'Fahrenheit 451' by Ray Bradbury

FAHRENHEIT 451
Image result for ray bradbury fahrenheit 451the temperature at which book-paper catches fire and burns

Guy Montag is a fireman. His job is to burn books, which are forbidden, being the source of all discord and unhappiness. Even so, Montag is unhappy; there is discord in his marriage. Are books hidden in his house? The Mechanical Hound of the Fire Department, armed with a lethal hypodermid, escorted by helicopters, is ready to track down those dissidents who defy society to preserve and read books.

The classic novel of a post-literate future, Fahrenheit 451 stands alongside Orwell's 1984 and Huxley's Brave New World as a prophetic account of Western civilization's enslavement by the media, drugs and conformity.

Bradbury's powerful and poetic prose combines with uncanny insight into the potential of technology to create a classic of twentieth-century literature which over fifty years from first publication still has the power to dazzle and shock.



Book burning is historical. From the Bonfire of the Vanities to Hitler's Nazis, book burning has become symbolic of suppressing dissension. The burning of books has become known as the work of tyrants, fearful of what would happen if individuals were capable of independent thought, thought that differed to the propaganda and agenda of the leaders. Book burning reduces books not merely to ashes, but also to objects; all of their power is gone in a great whoosh of flame. Book burning is the work of a totalitarian regime, and a sign not of power on behalf of the tyrants, but a sign that society has gone horribly wrong. People lack individuality and conform into one huge mass. Books are replaced by technology and media, by screens. But what are screens but walls? Walls that trap and imprison. Screens hide people away from the world and the world away from people. Media offers absent-minded distraction. You are not asked to think whilst watching TV. You merely watch and are diverted (away from thinking) by what you see on the screen. Similarly, earphones rob a person from listening to the world around; the individual lacks awareness. All thinking and questioning stop in the face of cheap, shallow, meaningless entertainment. Critical thinking is in peril in the bombardment of digital sensations.

So, there is more than one way to burn a book, as Bradbury's work shows. Published in 1953, Fahrenheit 451 is eerily prophetic and, in my opinion, highly relevant in today's culture. The censorship prevalent throughout indicates that this dystopian/speculative America is disconnected from reality.
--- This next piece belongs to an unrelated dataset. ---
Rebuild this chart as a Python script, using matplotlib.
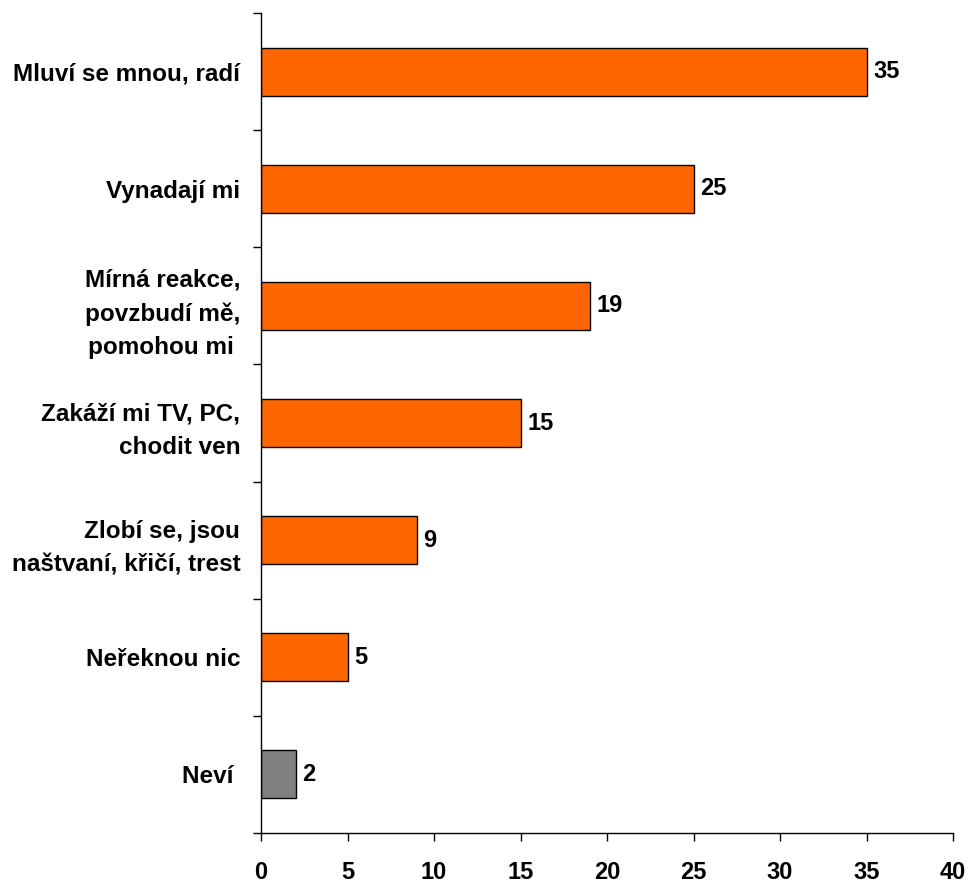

In mid-twentieth-century America, in the wake of World War II, people lived under a cloud of fear created by McCarthyism - political repression, and censorship of literature and art. Yet, it is not without hope. At first, Montag revels in his public pyromania:
"With the brass nozzle in his fists, with this great python spitting its venomous kerosene upon the world, the blood pounded in his head, and his hands were the hands of some amazing conductor playing all the symphonies of blazing and burning to bring down the tatters and charcoal ruins of history"
As a symbol of the established regime, this fireman seems unstoppable, as shown through the imagery of the predatory python, and fascinating to watch. Yet, his power leaves him the minute he encounters Clarisse McClellan, the Woman in White to his Walter Hartright. She appears out of nowhere, as insubstantial as a ghost:
"The autumn leaves blew over the moonlit pavement in such a way as to make the girl who was moving there seem fixed to a sliding walk, letting the motion of the wind and the leaves carry her forward...Her face was slender and milk-white, and in it was a kind of gentle hunger that touched over everything with tireless curiosity"
Clarisse may seem like some fairy-tale figure, but Bradbury's description suggests that she is at one with nature because her curiosity about the world is natural. She is what an idea individual ought to be: constantly questioning the world around her. As the book progresses, Guy himself learns more and more about nature - not just the natural world, but about human nature. It is human nature to question, to remember, to quote, to think. Guy learns to doubt his actions and to rebel against the establishment.

This book got me quite impassioned, mainly because I have always been an avid reader, but also because I am myself susceptible to media (I love my TV shows and films). I will strongly defend the relevance of books amidst the increasing presence and influence of technology and media. The burning scenes got me quite upset; from a young age, I was taught to respect books (I no longer dog-ear pages, but instead use a bookmark). Unlike phones, which require confusing things like data and WiFi passwords and tariffs, books are not baffling. Books influence, educate, encourage, and endure. Thus, I think that Fahrenheit 451 contains a message of hope. The flames do not destroy because they are not flames of destruction. This is a spark of hope, of resistance, that ignites a fire. A symbol of something beginning. Bradbury feared the survival of books in the face of progressing technology, but his novel ensures that physical books will still be sold in bookshops, lent out from libraries, taught in schools and universities. Books will live on.